Thursday, February 25, 2010

A few (relatively) recent observations...

-I was borrowing an air mattress to sleep on the floor of an Atlantic City hotel room on New Year's Eve (yeah, I know). It was a fancy air mattress, with a built-in air pump and an attached controller. That controller had a button for "inflation" and a button for "deflation," but it did not have a button for "stagflation." That made me very sad, as I was quite eager to see what would happen when I pressed that button. Clearly, the air mattress was not built by economists...which probably explains why it didn't catastrophically collapse during the night, killing everyone in the room.

-Rest Assured(tm) is a toilet seat cover. You know, those filmy things that you can find in nicer public restrooms. They're there for you to place over the toilet seat if you're so afraid of germs touching your bare ass that wiping off the seat with toilet paper isn't good enough and you simply must have another layer between bum and bowl. Can someone please tell me why, "We got your ass covered," is not their slogan? What the hell were they thinking? Clearly, they were not. Thinking, that is.

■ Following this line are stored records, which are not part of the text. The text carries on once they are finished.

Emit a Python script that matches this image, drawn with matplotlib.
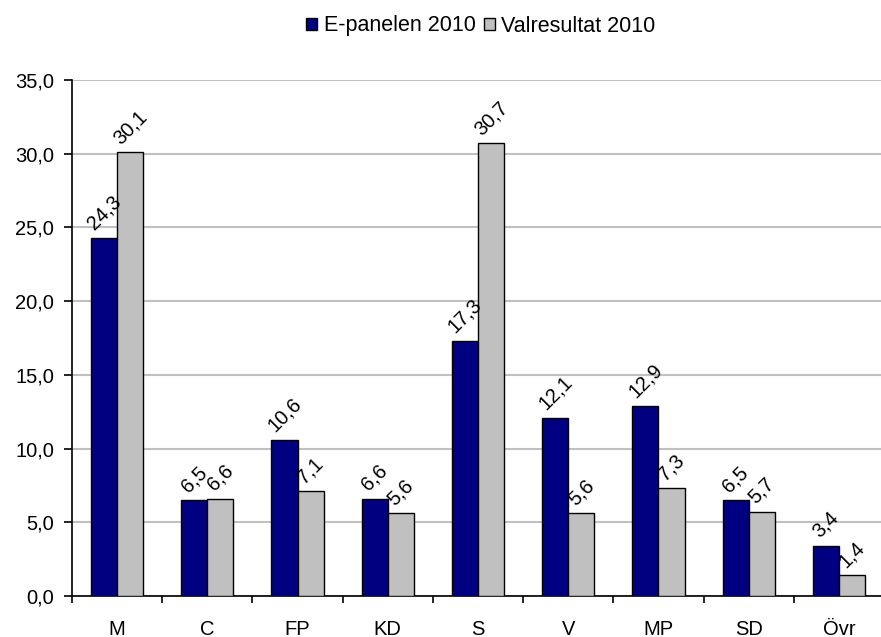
import numpy as np
import matplotlib.pyplot as plt

plt.rcParams['font.family'] = ['Liberation Sans', 'DejaVu Sans']

parties = ['M', 'C', 'FP', 'KD', 'S', 'V', 'MP', 'SD', 'Övr']
epanel = [24.3, 6.5, 10.6, 6.6, 17.3, 12.1, 12.9, 6.5, 3.4]
valres = [30.1, 6.6, 7.1, 5.6, 30.7, 5.6, 7.3, 5.7, 1.4]
yticks = [0, 5, 10, 15, 20, 25, 30, 35]


def fmt(v):
    return ('%.1f' % v).replace('.', ',')


W, H = 881, 637
fig = plt.figure(figsize=(W / 100, H / 100), dpi=100)
# plot area, in pixels of the picture
left, right, top, bottom = 72, 884, 80, 596
ax = fig.add_axes([left / W, 1 - bottom / H, (right - left) / W, (bottom - top) / H])

x = np.arange(len(parties))
w = 0.289
b1 = ax.bar(x - w / 2, epanel, w, color='#000080', edgecolor='black', linewidth=1,
            label='E-panelen 2010', zorder=3)
b2 = ax.bar(x + w / 2, valres, w, color='#C0C0C0', edgecolor='black', linewidth=1,
            label='Valresultat 2010', zorder=3)

for bars, vals in [(b1, epanel), (b2, valres)]:
    for r, v in zip(bars, vals):
        ax.text(r.get_x() + r.get_width() / 2, v + 0.3, fmt(v), rotation=45,
                ha='center', va='bottom', fontsize=14.5, zorder=4)

ax.set_xlim(-0.5, len(parties) - 0.5)
ax.set_ylim(0, 35)
ax.set_yticks(yticks)
ax.set_yticklabels([fmt(t) for t in yticks], fontsize=14.5)
ax.set_xticks(np.arange(len(parties) + 1) - 0.5)
ax.set_xticklabels([])
ax.set_xticks(x, minor=True)
ax.set_xticklabels(parties, minor=True, fontsize=14.5)
ax.tick_params(axis='x', which='minor', length=0, pad=17)
ax.tick_params(axis='x', which='major', length=5, width=1.2, direction='out')
ax.tick_params(axis='y', length=6, width=1.2, direction='out', pad=7)

ax.grid(True, axis='y', color='#C0C0C0', linewidth=1.5, zorder=0)
for s in ['top', 'right']:
    ax.spines[s].set_visible(False)
ax.spines['left'].set_linewidth(1.2)
ax.spines['bottom'].set_linewidth(1.2)

fig.legend(loc='center', bbox_to_anchor=(481 / W, 1 - 26 / H), ncol=2, frameon=False,
           fontsize=15.5, handlelength=0.5, handleheight=0.5, handletextpad=0.3,
           columnspacing=0.4)

fig.savefig('out.png', dpi=100)
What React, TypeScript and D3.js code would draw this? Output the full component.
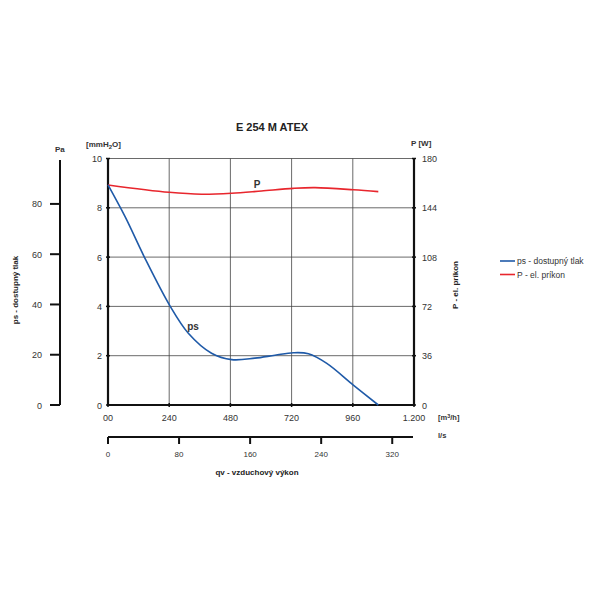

-If the Zombie Apocalypse hit right after Michael Jackson died, how many people do you think would have been frantically swarming around his walking, moaning, flesh-craving corpse, desperately hoping that their crowning achievement in life would be getting bit by the King of Pop?

-My office window looks out over the Russian embassy on 16th Street. The whole time we were laboring under the 2 ft of snow that Snowmaggedon II: Snow Harder brought to DC (correction: I was laboring every day that week while the rest of you were "working from home" [i.e. eating Oreos and catching up on "Lost"]), I often wondered what the Muscovites next door were thinking. My thoughts were along the lines of, "Ha! Look at these pitiful Washingtonians, paralyzed by 2 ft of snow! Back in Moscow, we break out the shorts and sandals when there is only 2 ft of snow left on the ground." But then I came across this article. Apparently, Moscow just got hit with a record snowfall this past Monday and Tuesday...and it was only about 25 inches. My first thought: lame! That isn't that much! My second thought: hooooly shit, how much does it suck to be the guy that just got transferred back home after dealing with DC's near-record snowfall, just to face almost the exact same thing as soon as he lands in Moscow. My third thought: there's a "In Soviet Russia, ____ [verb]s you!" joke in there somewhere, but then figured that's been way overplayed. Have at it in the comments, if you like.

-I'm currently reading a book that weighs more than my laptop. It kind of makes me feel like a rebel. Like the very act of pulling the enormous approx. 1300 page tome out of my bag, setting it on my lap, flipping to my spot and settling down to read is an enormous "FUCK YOU!" to the yuppie with the Kindle sitting across from me. Is there such a thing as an anachronistic rebel? Well, maybe the rebel feeling also stems from the fact that the book is a circa-1950 hardcover copy of Max Eastman's translation of Leon Trotsky's "The History of the Russian Revolution" that I got from a local bookstore. It is a kind of visual joke, in and of itself. Feel free to get a pool going over how long it takes someone to ask me, with an ironic smile, "Doing a little light reading?"

-Of the many, many words and phrases I've invented over the course of my life, possibly the one I'm most proud of is the verb "to squirk" (squirking, squirked, etc.), as it has entered my normal lexicon over the past three years since I came up with it. I feel quite natural using it in regular conversation. Definition? When you are trying to pee, but you can't; the frustrating time between when you try to take a leak and when it actually begins flowing. This seems to be a more common phenomenon (and one that lasts longer) among males than females, owing to differences in anatomy. When you are suffering from "stage fright," you are squirking. Sometimes, you will be squirking for quite a while until you let out a fart, at which point the flood gates mysteriously open up. I squirked for like 30 seconds earlier today and it was pretty annoying.

-Morrie Scheisse is a venerable old man. His name also doubles as a superlative swear word, sometimes shortened to just, "Morrie!"